Says club president, Wendy Batog, “Everything is homemade. If you order a burger, it comes on a homemade bun. When you place an order, we actually get your name and call you. We know who you are. We recognize you. And we’re appreciative of your visit because the $20 you spend for your family on a snack or whatever helps us stay alive.”

Members of the club and community during a cheque presentation from the Westlock Rotary Club in 2018; a three-year commitment to donate $75,000 for the purchase of new rental equipment.

A view of the chalet from above the big air jumps.

A Near-Death Experience

In 2018, Tawatinaw Valley almost closed. The community wouldn’t hear of it. Rallying under the banner, ‘The Friends of Tawatinaw Ski Hill’, Westlock citizens lobbied, held community meetings and raised awareness. They also submitted a proposal to the County Council that they would operate the hill under a volunteer board. When the County agreed, the Board went to work raising funds from donations and grants. It purchased rental equipment and made the necessary repairs and upgrades. Volunteers chipped in and did everything from cleaning the chalet and grounds, to building racks, repairing equipment, hiring staff and writing up policies. In turn, the Board was assisted by a network of Alberta ski area operators who provided advice and support, and by local community groups who contributed donations and manpower. 
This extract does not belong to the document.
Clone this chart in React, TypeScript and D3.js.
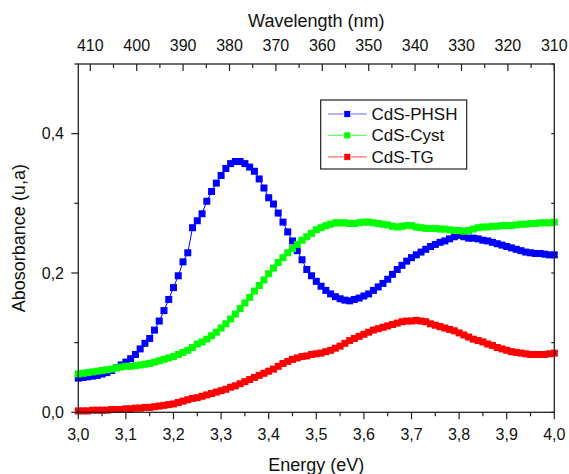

Tawatinaw Valley Today… and Tomorrow

Today, Tawatinaw Valley is a thriving, 160-acre playground that averages 15,000 skier-visits a year, depending on the weather (the lifts stay closed when the mercury dips below -20 degrees Celsius). While alpine skiers and snowboarders account for most of those visits, Tawatinaw Valley also draws many cross-country skiers including a large Nordic contingent from Edmonton. The Westlock Nordic Club stages a yearly loppet cross-country ski race and, in recent years, Becky Scott’s Spirit North has held youth loppets here. 

Come summer, the Nordic trails resound with hikers and mountain bikers, while the chalet hosts meetings, weddings, conferences and the occasional funeral. How’s that for serving the whole community?